The dashboard provides a web UI for viewing analysis results, trends, and findings. The Overview separates gate metrics (PR and runtime decisions) from repository posture (snapshots), every view filters by repository and run type, and the findings view can switch from full history to current standing findings — each dated by its first appearance.

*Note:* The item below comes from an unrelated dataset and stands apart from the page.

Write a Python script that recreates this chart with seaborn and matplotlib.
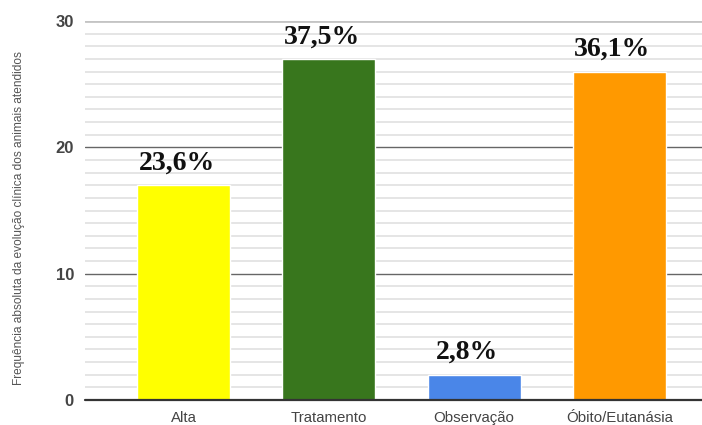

# Start dashboard (reads .lexega/ by default — works out of the box after `init`)
lexega-sql dashboard

# Explicit local directory
lexega-sql dashboard --data-dir .lexega/

# Read from cloud storage (S3, GCS, or Azure)
lexega-sql dashboard --data-dir s3://my-bucket/lexega-data

# Custom port / don't auto-open browser
lexega-sql dashboard --data-dir .lexega/ --port 3000 --no-open

Expected Directory Structure

The dashboard expects decision and report artifacts under decisions/ and reports/ subdirectories. Reports are ingested in JSON, YAML, and SARIF form — the baseline.sarif that init writes shows up automatically.

<data-dir>/
  decisions/
    <run-id>/decision.json
    ...
  reports/
    baseline.sarif
    <run-id>/risk_report.json
    ...

This structure is created automatically when you use --decision-out and --report-out with the right paths:

# Local: write artifacts into the directory the dashboard reads
lexega-sql analyze models/*.sql \
  --policy policy.yml --env prod \
  --decision-out .lexega/decisions/$GITHUB_RUN_ID/ \
  --report-out .lexega/reports/$GITHUB_RUN_ID/

# Cloud: same structure, just an S3/GCS/Azure prefix
lexega-sql analyze models/*.sql \
  --policy policy.yml --env prod \
  --decision-out s3://my-bucket/lexega-data/decisions/$GITHUB_RUN_ID/ \
  --report-out s3://my-bucket/lexega-data/reports/$GITHUB_RUN_ID/

Cloud Storage Support

Pass a cloud URI as --data-dir and the dashboard downloads files on startup and on refresh:

# S3
lexega-sql dashboard --data-dir s3://my-bucket/lexega-data

# GCS
lexega-sql dashboard --data-dir gs://my-bucket/lexega-data

# Azure Blob Storage
lexega-sql dashboard --data-dir az://my-container/lexega-data

Cloud credentials are read from standard environment variables (AWS_* / GOOGLE_APPLICATION_CREDENTIALS / AZURE_STORAGE_*). For complete per-provider walkthroughs — bucket setup, CI authentication via OIDC, full workflow YAML, and reading the bucket back from the dashboard — see Cloud Storage Pipelines.

Note: The dashboard runs on your machine—your data never leaves your infrastructure. When --data-dir points to a cloud URI, files are downloaded locally for display; no data is sent elsewhere.